Busy week! In the shop I made good progress on the sideboard by getting the doors built and mostly installed. I also made all the knobs for the doors and drawers. I have a lot of slabs to stack so while I was applying finish to the door panels, I got started on a batch of my stack leveling bases. Out in the cremonatorium, I slabbed up the big red oak log that was on my mill and I had a visitor who brought a trailer of logs from Mississippi.
Thanks for visiting, Phil! https://www.instagram.com/phillafferty/
T shirts, sweatshirts, hats, and plans: https://www.mattcremona.com/shop
The Sideboard Project: https://thewoodwhispererguild.com/product/shaker-sideboard/
Viewer Projects
Cookie Top Side Table by Glen
Here is the white oak side table that I built. The broken cookie was in my buddies burn pile. The rotten wood was stabilized with multiple pours of regular epoxy and finished with polyurethane The Top glass is tempered.
Live Edge Waterfall Urn by Joshua
The joinery is basic, I routed two parallel dados into the walnut slab before cutting the miters so i could inset the maple sides. I then cleaned up the extremely rough live edges with a rough sanding, a blow torch and a wire wheel. I cut the miters on a my first table saw sled (very basic but i added a stripe of wood 90 degrees to the blade that would ride inside the walnut slab dados). This is how I was able to keep the miters parallel with one another. I cut rabbits in the maple sides so i could hide the bottom. Once glued together i used a rasp to contour the live edge portions that didn’t match up perfectly and then I burned those fresh wood areas to match the rest.

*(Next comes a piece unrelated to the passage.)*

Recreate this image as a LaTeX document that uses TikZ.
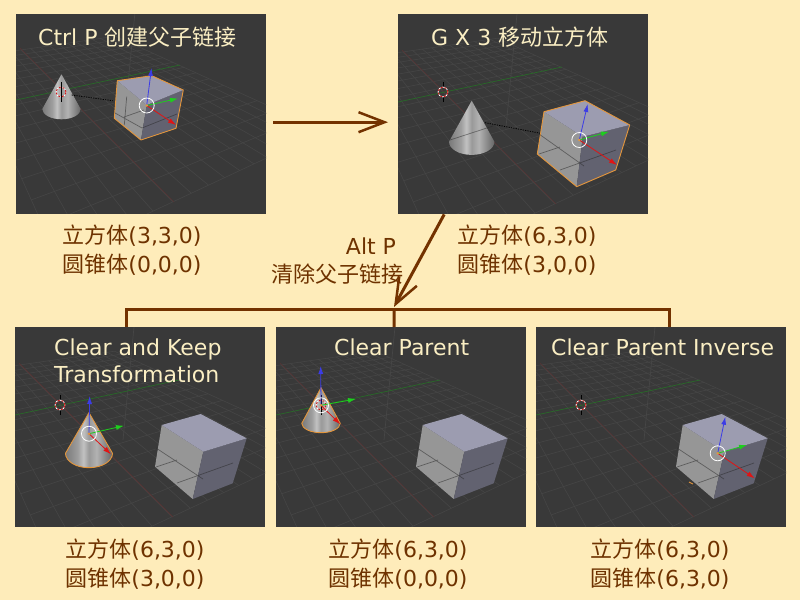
\documentclass[tikz,border=0pt]{standalone}
\usepackage{fontspec}
\setmainfont{DejaVu Sans}
\newfontfamily\cjk{Noto Sans CJK SC}
\usetikzlibrary{arrows.meta}
\definecolor{pagebg}{RGB}{254,236,186}
\definecolor{panelbg}{RGB}{57,57,57}
\definecolor{brownline}{RGB}{115,50,0}
\definecolor{browntext}{RGB}{110,50,0}
\definecolor{titletext}{RGB}{250,238,195}
\definecolor{gridc}{RGB}{70,70,70}
\definecolor{axisr}{RGB}{88,52,52}
\definecolor{axisg}{RGB}{40,105,40}
\definecolor{axisb}{RGB}{70,70,70}
\definecolor{sel}{RGB}{228,150,60}
\definecolor{cubeleft}{RGB}{150,150,150}
\definecolor{cuberight}{RGB}{98,98,112}
\definecolor{cubetop}{RGB}{156,156,176}
\definecolor{gizb}{RGB}{60,60,230}
\definecolor{gizg}{RGB}{30,205,30}
\definecolor{gizr}{RGB}{225,20,20}
\pgfdeclarehorizontalshading{conesh}{100bp}{
  color(0bp)=(black!52); color(25bp)=(black!52); color(38bp)=(black!38);
  color(44bp)=(black!24); color(50bp)=(black!40); color(58bp)=(black!30);
  color(68bp)=(black!48); color(75bp)=(black!60); color(100bp)=(black!60)}
\tikzset{
  panelbox/.style={draw=none,fill=panelbg,minimum width=250pt,minimum height=200pt,inner sep=0pt,anchor=north west},
  titlelabel/.style={text=titletext,inner sep=0pt,anchor=base west,font=\fontsize{22}{27}\selectfont},
  statelabel/.style={text=browntext,inner sep=0pt,align=center,font=\fontsize{22}{29}\selectfont},
  link/.style={draw=brownline,line width=3pt},
  linkarrow/.style={link,-{Straight Barb[length=26pt,width=20pt,line width=2.5pt]}},
  gridline/.style={draw=gridc,line width=.55pt},
  throughline/.style={draw=black!70!gray,line width=.7pt,opacity=.5},
  relline/.style={draw=black,line width=.8pt,dash pattern=on 1.2pt off 1.2pt},
}
\newcommand{\scenegrid}{%
  \foreach \i in {0,...,16}{%
    \pgfmathsetmacro\uu{-5+\i}%
    \pgfmathsetmacro\da{1+.02*\uu+.052*7.4}%
    \pgfmathsetmacro\db{1+.02*\uu-.052*8.4}%
    \draw[gridline] ({45+(13*\uu-7.5*7.4)/\da},{78+(-2.8*\uu-7.5*7.4)/\da}) -- ({45+(13*\uu+7.5*8.4)/\db},{78+(-2.8*\uu+7.5*8.4)/\db});
    \pgfmathsetmacro\vv{-7.4+.9875*\i}%
    \pgfmathsetmacro\da{1-.02*5-.052*\vv}%
    \pgfmathsetmacro\db{1+.02*11-.052*\vv}%
    \draw[gridline] ({45+(-13*5+7.5*\vv)/\da},{78+(2.8*5+7.5*\vv)/\da}) -- ({45+(13*11+7.5*\vv)/\db},{78+(-2.8*11+7.5*\vv)/\db});
  }%
  \draw[axisb,line width=.7pt] (119,0) -- (108,113);
  \draw[axisr,line width=.7pt] (4,36) -- (158,190);
  \draw[axisg,line width=.7pt] (0,88) -- (164,53);
}
% cursor at the world origin
\newcommand{\scenecursor}{%
  \draw[black,line width=.8pt] (45,68) -- (45,73) (45,83) -- (45,88);
  \draw[white,line width=.8pt] (45,78) circle[radius=5pt];
  \draw[red!80!black,line width=.8pt,dash pattern=on 2pt off 2pt] (45,78) circle[radius=5pt];
}
% cone: centre x, centre y, apex y, rx, ry, extra options
\newcommand{\coneobj}[6]{%
  \path[shading=conesh,#6]
    (#1,#3) -- ({#1-#4},#2) arc[start angle=180,end angle=0,x radius=#4,y radius=#5] -- cycle;
}
% cube: seven corners, outline colour
\newcommand{\cubeobj}[8]{%
  \fill[cubeleft] #1 -- #4 -- #6 -- #5 -- cycle;
  \fill[cuberight] #4 -- #3 -- #7 -- #6 -- cycle;
  \fill[cubetop] #1 -- #2 -- #3 -- #4 -- cycle;
  \draw[draw=#8,line width=.9pt,line join=round] #1 -- #2 -- #3 -- #7 -- #6 -- #5 -- cycle;
}
% gizmo: centre, blue tip, green tip, red tip
\newcommand{\gizmo}[4]{%
  \draw[gizb,line width=.8pt,-{Latex[length=8pt,width=5pt]}] #1 -- #2;
  \draw[gizg,line width=.8pt,-{Latex[length=8pt,width=5pt]}] #1 -- #3;
  \draw[gizr,line width=.8pt,-{Latex[length=8pt,width=5pt]}] #1 -- #4;
  \draw[white,line width=.8pt] #1 circle[radius=7.5pt];
  \fill[sel] #1 circle[radius=1.4pt];
}
\newcommand{\bigcube}{%
  \cubeobj{(146.7,98)}{(185.7,87)}{(231.7,111.3)}{(188.3,124.7)}{(140,139.7)}{(177.7,172)}{(217.7,156.3)}{none}%
  \draw[throughline] (141,121) -- (188,152) (141,140) -- (162,133) (162,156) -- (218,136);
}
\begin{document}
\begin{tikzpicture}[x=1pt,y=-1pt]
\useasboundingbox (0,0) rectangle (800,600);
\fill[pagebg] (0,0) rectangle (800,600);

\node[panelbox] (p1) at (16,14) {};
\node[panelbox] (p2) at (398,14) {};
\node[panelbox] (p3) at (15,327) {};
\node[panelbox] (p4) at (276,327) {};
\node[panelbox] (p5) at (536,327) {};

% panel 1
\begin{scope}[shift={(16,14)}]
  \clip (0,0) rectangle (250,200);
  \begin{scope}[shift={(0,-2)}]\scenegrid\end{scope}
  \coneobj{45.5}{95}{60.3}{19.2}{10.3}{}
  \scenecursor
  \draw[black,line width=1pt] (45,68) -- (45,88);
  \draw[relline] (55.7,81) -- (96.7,86.7);
  \cubeobj{(101.3,66.7)}{(135.7,61.7)}{(167.3,76)}{(130.7,91)}{(98.3,104.3)}{(125,126)}{(160,114.3)}{sel}
  \draw[throughline] (110.7,82.7) -- (108.3,111) (99,99) -- (126,114) (108,103) -- (128,96) (126,114) -- (161,100);
  \gizmo{(130.7,91.5)}{(135.5,54)}{(162,84.5)}{(160,111)}
\end{scope}

% panel 2
\begin{scope}[shift={(398,14)}]
  \clip (0,0) rectangle (250,200);
  \scenegrid
  \scenecursor
  \coneobj{73.7}{127.7}{86.7}{22.7}{13.2}{}
  \draw[throughline] (52,126) -- (95,112);
  \draw[relline] (87,108.7) -- (142.7,119.3);
  \cubeobj{(146,97.7)}{(187,86.7)}{(231.7,111)}{(184.7,122.7)}{(139.3,140)}{(178.7,172.7)}{(217.7,156)}{sel}
  \draw[throughline] (141,120) -- (186,152) (141,140) -- (162,133) (162,156) -- (218,136);
  \gizmo{(181.3,126)}{(189.7,90)}{(211,117.7)}{(219,151)}
\end{scope}

% panel 3
\begin{scope}[shift={(15,327)}]
  \clip (0,0) rectangle (250,200);
  \scenegrid
  \scenecursor
  \coneobj{74}{126.3}{85.7}{23.5}{14.4}{draw=sel,line width=.9pt}
  \bigcube
  \gizmo{(74,106.7)}{(74.7,69)}{(109,98.7)}{(96,127.3)}
\end{scope}

% panel 4
\begin{scope}[shift={(276,327)}]
  \clip (0,0) rectangle (250,200);
  \scenegrid
  \coneobj{45}{96.3}{60.7}{19.2}{9.4}{draw=sel,line width=.9pt}
  \scenecursor
  \draw[black,line width=1pt] (45,68) -- (45,88);
  \bigcube
  \gizmo{(45,78.3)}{(44.7,39)}{(80,72)}{(64.3,97.3)}
\end{scope}

% panel 5
\begin{scope}[shift={(536,327)}]
  \clip (0,0) rectangle (250,200);
  \scenegrid
  \scenecursor
  \draw[sel,line width=.9pt] (153,155) -- (157,157) (190,164) -- (197,161);
  \bigcube
  \gizmo{(181.7,126.3)}{(189.3,89.7)}{(211,118)}{(218.7,151.3)}
\end{scope}

% page colour below the panels
\fill[pagebg] (16,214) rectangle (266,219) (398,214) rectangle (648,219);
\fill[pagebg] (15,527) rectangle (265,532) (276,527) rectangle (526,532) (536,527) rectangle (786,532);

% titles
\node[titlelabel] (t1) at (38,45) {Ctrl P {\cjk 创建父子链接}};
\node[titlelabel] (t2) at (431,45) {G X 3 {\cjk 移动立方体}};
\node[titlelabel] (t3) at (54,355) {Clear and Keep};
\node[titlelabel] (t3b) at (54,382) {Transformation};
\node[titlelabel] (t4) at (334,355) {Clear Parent};
\node[titlelabel] (t5) at (551,355) {Clear Parent Inverse};

% state labels
\node[statelabel] (s1) at (132,250.5) {{\cjk 立方体}(3,3,0)\\{\cjk 圆锥体}(0,0,0)};
\node[statelabel] (s2) at (527,250.5) {{\cjk 立方体}(6,3,0)\\{\cjk 圆锥体}(3,0,0)};
\node[statelabel] (s3) at (135,564.5) {{\cjk 立方体}(6,3,0)\\{\cjk 圆锥体}(3,0,0)};
\node[statelabel] (s4) at (398,564.5) {{\cjk 立方体}(6,3,0)\\{\cjk 圆锥体}(0,0,0)};
\node[statelabel] (s5) at (660,564.5) {{\cjk 立方体}(6,3,0)\\{\cjk 圆锥体}(6,3,0)};
\node[statelabel] (alt) at (371,246) {Alt P};
\node[statelabel] (clr) at (337,274) {\cjk 清除父子链接};

% connectors
\coordinate (junction) at (394,309);
\draw[link] ([xshift=-14pt]p3.north) |- (junction) -| ([xshift=8pt]p5.north);
\draw[link] (junction) -- ([xshift=-7pt]p4.north);
\draw[linkarrow] ([xshift=7pt,yshift=-8pt]p1.east) -- ([xshift=-10pt,yshift=-8pt]p2.west);
\draw[linkarrow] ([xshift=-79pt]p2.south) -- ([yshift=2pt]junction);
\end{tikzpicture}
\end{document}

I finished the box with a wipe on poly.
Crib and End Table by Richard
Harp case by Art
My brother picked up a harp some time ago and the case was in bad shape. He asked me to make him a case. This is my first case of any type. I have been woodworking all my life. (I’m now 72) and this presented me with a challenge. The wood is ¼ inch mahogany mostly scraps, the top and bottom are four pieces glued up two for the top, two for the bottom. The sides are tong and grove, mortis and tenon 18 pieces of mostly ¼ inch mahogany. The corners were glued ¾ inch scrap built up so I could cut the corners on the band saw. No fasteners were used only Tight Bond III glue. I used mahogany stain and three costs of varnish with light sanding in between each coat.
The inside is lined with ¼ inch foam car head liner and I made a cushion for underneath the neck and as a string protector for the top. Of course my family name is stamped on the case.